Jianming Yu, an assistant professor of agronomy, is teaming with Rex Bernardo, a professor of agronomy and plant genetics at the University of Minnesota, on research with marker-assisted selection. This agricultural technology offers a sophisticated method to greatly accelerate classical breeding through genetic analysis and selection of existing natural diversity in various crops without having to resort to alien species. Currently, marker-assisted selection has been a routine in many private seed companies with large-scale fingerprinting, global germplasm assessment and comprehensive bioinformatics support.
Yu's and Bernardo's research is focused on breeding methodology, finding more efficient ways to breed better varieties of corn, sorghum, wheat or barley that yield higher, require less irrigation and are resistant to diseases in farmers' fields.
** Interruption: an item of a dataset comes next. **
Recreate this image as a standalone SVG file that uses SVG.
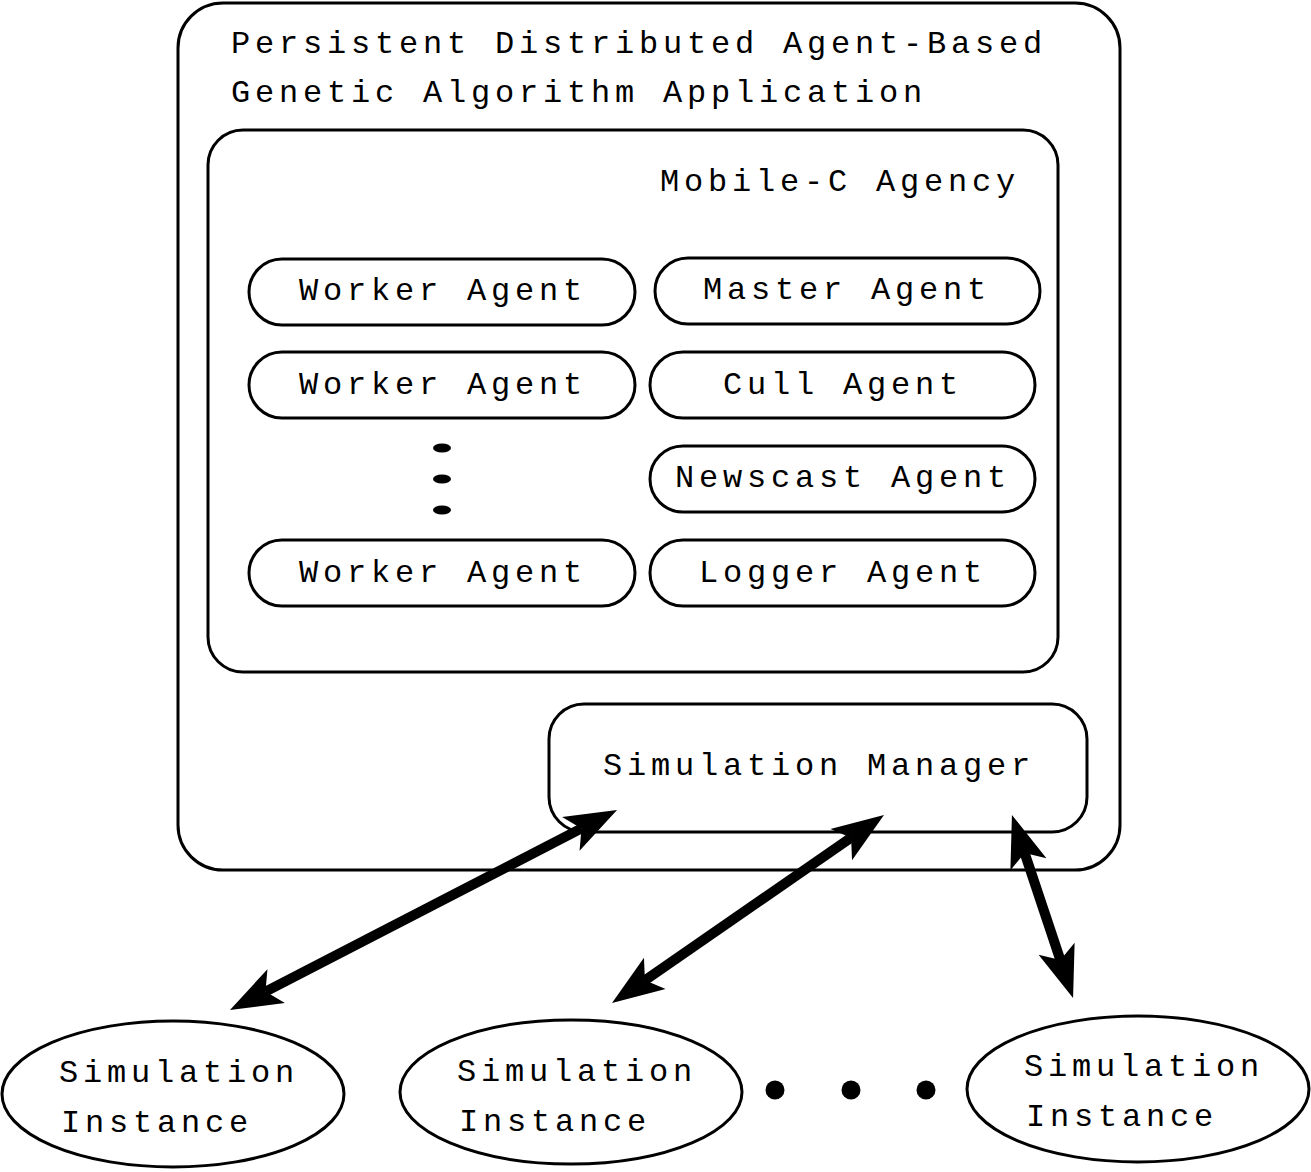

The pair's work was recently published in an edition of the scientific journal Crop Science .
"With abundant molecular markers that can be routinely processed with modern genomic technology, we found it is more efficient to focus on selection based information all across the genome rather than the traditional way of genomic regions containing signals that pass a threshold," Yu said.
Their research is "a result of our constant deliberation of how to incorporate modern genomic technologies into breeding process, a more general term as genomic-assisted plant breeding, which differs from what scientists have been doing -- using markers to guide the introgression of single or multiple disease resistance genes," Yu said.
"The traditional way is to identify genome regions that show significant information," he said. "The new way is to consider all information genomewide. In other words, we strategically shifted the focus from finding the most interesting genome areas to considering all information simultaneously. This is critical, especially given that most of traits with agricultural importance are controlled by many interacting genomic regions and their individual effects are relatively small."
Yu and Bernardo plan to conduct experiments with sorghum in Kansas and maize in Minnesota.
"It will provide breeders, public or private, a powerful tool to advance their breeding practices," Yu said.